North Korea Says It Might Fire Missiles Into Waters Near Guam.

SEOUL, South Korea — North Korea said Thursday that it was drawing up plans to launch four intermediate-range ballistic missiles into waters near Guam in the Western Pacific to teach President Trump a lesson, a day after the president warned of “fire and fury” against the North if it persisted in threatening the United States.

If the North were to follow through on its threat to launch an “enveloping strike” in the vicinity of Guam, it would be the first time that a North Korean missile landed so close to an American territory. The North’s official Korean Central News Agency reported that, according to the plan, four of the country’s Hwasong-12 intermediate-range ballistic missiles would fly over the three southern Japanese prefectures of Shimane, Hiroshima and Koichi before hitting the ocean about 19 to 25 miles from the coast of Guam.

In addition to serving as a warning to the United States, the proposed missile firings would also be a challenge to Japan. Some of the North Korean missiles launched in recent months have fallen in waters near Japan, but none of them have actually flown over the country. The North has said it launched its previous test missiles at highly lofted angles so that they would not fly over Japan.

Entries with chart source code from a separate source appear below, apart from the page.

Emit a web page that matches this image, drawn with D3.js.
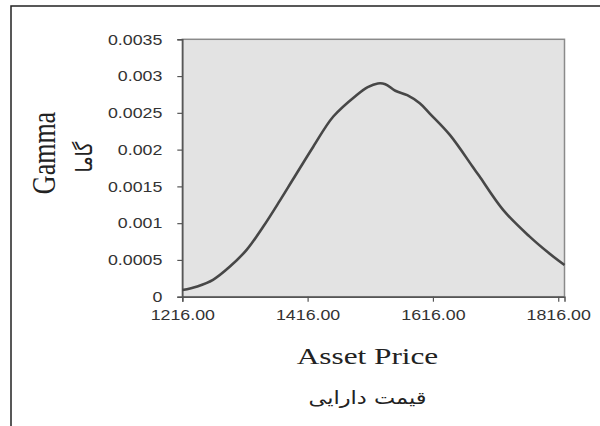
<!DOCTYPE html>
<html>
<head>
<meta charset="utf-8">
<script src="https://cdn.jsdelivr.net/npm/d3@7"></script>
<style>
  html, body { margin: 0; padding: 0; background: #fff; }
  svg { display: block; }
</style>
</head>
<body>
<div id="chart"></div>
<script>
// Asset price (x) and gamma (y)
const prices = [1216, 1240, 1265, 1292, 1319, 1345, 1372, 1393, 1425, 1457, 1494, 1512, 1528, 1540, 1556, 1575, 1595, 1611, 1643, 1680, 1690, 1728, 1770, 1800, 1826];
const gamma = [0.00009, 0.00014, 0.00023, 0.00041, 0.00064, 0.00095, 0.00131, 0.00160, 0.00204, 0.00245, 0.00274, 0.00285, 0.00290, 0.00289, 0.00280, 0.00274, 0.00263, 0.00249, 0.00220, 0.00176, 0.00164, 0.00118, 0.00082, 0.00060, 0.00043];
const xTicks = [1216, 1416, 1616, 1816];
const yTicks = [0, 0.0005, 0.001, 0.0015, 0.002, 0.0025, 0.003, 0.0035];

const W = 600;
const H = 426;
const plot = { left: 182.3, right: 564.5, top: 39.3, bottom: 296.7 };
const SX = 1.27; // the scan is stretched sideways

const svg = d3.select('#chart').append('svg')
  .attr('width', W)
  .attr('height', H);

// outer frame (only top and left edges are in the picture)
svg.append('path')
  .attr('d', `M11,${H} L11,6 L${W},6`)
  .attr('fill', 'none')
  .attr('stroke', '#222')
  .attr('stroke-width', 1.5);

const x = d3.scaleLinear().domain([1216, 1826]).range([plot.left, plot.right]);
const y = d3.scaleLinear().domain([0, 0.0035]).range([plot.bottom, plot.top]);

// plot area
svg.append('rect')
  .attr('x', plot.left)
  .attr('y', plot.top)
  .attr('width', plot.right - plot.left)
  .attr('height', plot.bottom - plot.top)
  .attr('fill', '#e3e3e3')
  .attr('stroke', '#8a8a8a')
  .attr('stroke-width', 1.5);

// axes
const yAxis = svg.append('g')
  .attr('transform', `translate(${plot.left},0)`)
  .call(d3.axisLeft(y).tickValues(yTicks).tickSize(5).tickFormat(d => String(+d.toFixed(4))));
const xAxis = svg.append('g')
  .attr('transform', `translate(0,${plot.bottom})`)
  .call(d3.axisBottom(x).tickValues(xTicks).tickSize(5).tickFormat(d3.format('.2f')));

[yAxis, xAxis].forEach((g) => {
  g.select('.domain').attr('stroke', '#555').attr('stroke-width', 1.5);
  g.selectAll('.tick line').attr('stroke', '#555').attr('stroke-width', 1.2);
  g.selectAll('.tick text')
    .attr('fill', '#333')
    .style('font-family', '"Liberation Sans", Arial, sans-serif')
    .style('font-size', '14px');
});

// stretch tick labels sideways around their anchor
yAxis.selectAll('.tick text')
  .attr('x', null)
  .attr('dy', null)
  .attr('dominant-baseline', 'central')
  .attr('transform', `translate(-20,0) scale(${SX},1)`);
xAxis.selectAll('.tick text')
  .attr('y', null)
  .attr('dy', null)
  .attr('transform', `translate(0,23) scale(${SX},1)`);

// gamma line
const line = d3.line()
  .x((d, i) => x(prices[i]))
  .y(d => y(d))
  .curve(d3.curveCatmullRom);

svg.append('path')
  .datum(gamma)
  .attr('d', line)
  .attr('fill', 'none')
  .attr('stroke', '#474747')
  .attr('stroke-width', 2.6);

// axis titles
const serif = '"Liberation Serif", "Times New Roman", serif';
const arabic = '"DejaVu Sans", sans-serif';

svg.append('text')
  .attr('transform', `translate(55,153) scale(${SX},1) rotate(-90)`)
  .attr('text-anchor', 'middle')
  .attr('fill', '#222')
  .style('font-family', serif)
  .style('font-size', '26px')
  .text('Gamma');

svg.append('text')
  .attr('transform', `translate(92,157) scale(1.2,1) rotate(-90)`)
  .attr('text-anchor', 'middle')
  .attr('fill', '#222')
  .style('font-family', arabic)
  .style('font-size', '19px')
  .attr('direction', 'rtl')
  .text('گاما');

svg.append('text')
  .attr('transform', `translate(367.5,364) scale(1.36,1)`)
  .attr('text-anchor', 'middle')
  .attr('fill', '#222')
  .style('font-family', serif)
  .style('font-size', '23px')
  .text('Asset Price');

svg.append('text')
  .attr('transform', `translate(367.5,404) scale(1.25,1)`)
  .attr('text-anchor', 'middle')
  .attr('fill', '#222')
  .style('font-family', arabic)
  .style('font-size', '18px')
  .attr('direction', 'rtl')
  .text('قیمت دارایی');
</script>
</body>
</html>
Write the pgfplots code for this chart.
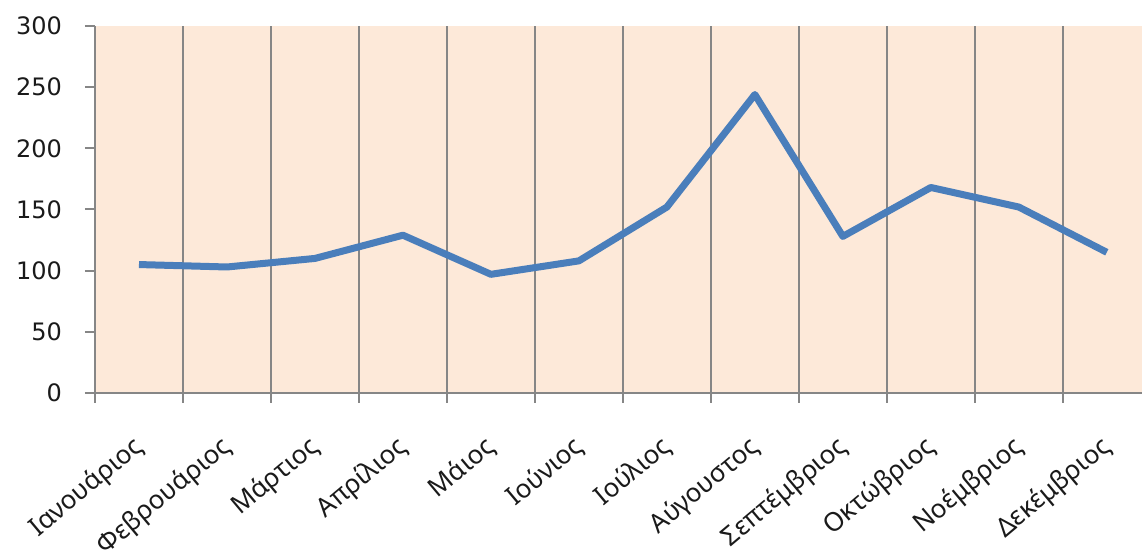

North Korea will fine tune its launching plans by the middle of this month and wait for a final order from its leader, Kim Jong-un, the North’s official news agency said, citing Gen. Kim Rak-gyom, commander of the Strategic Force of the Korean People’s Army.

Guam in Pictures

General Kim’s remarks came a day after Mr. Trump warned that North Korea would be met with “fire and fury, and frankly power the likes of which the world has never seen before” if it continued to expand its nuclear and missile programs. The North test fired two intercontinental ballistic missiles, or ICBMs, last month, demonstrating an ability to fire a missile that eventually could hit the continental United States with a nuclear payload.

He said the four Hwasong-12 missiles would fly 2,086 miles in 17 minutes and 45 seconds to reach their target in the ocean near Guam, which would serve as an air base for American strategic bombers if war with North Korea were to break out. General Kim said he was disclosing the details of the plan to “give stronger confidence in certain victory and courage to the Korean people and help them witness the wretched plight of the U.S. imperialists.”

In recent months, B-52 and B-1B bombers from Andersen Air Force Base in Guam have flown over the Korean Peninsula on flights that the North has denounced as exercises for launching a nuclear strike. North Korea said its Hwasong-12 missiles were designed to interdict such an attack from the American base in Guam.

The military option the Trump administration has threatened against North Korea could involve shooting down North Korean missiles over international waters, said Cheon Seong-whun, a visiting research fellow at the Asan Institute for Policy Studies in Seoul who served as a presidential secretary for security strategy until a few months ago. Any move more aggressive than that could lead to an armed clash with North Korea, analysts say.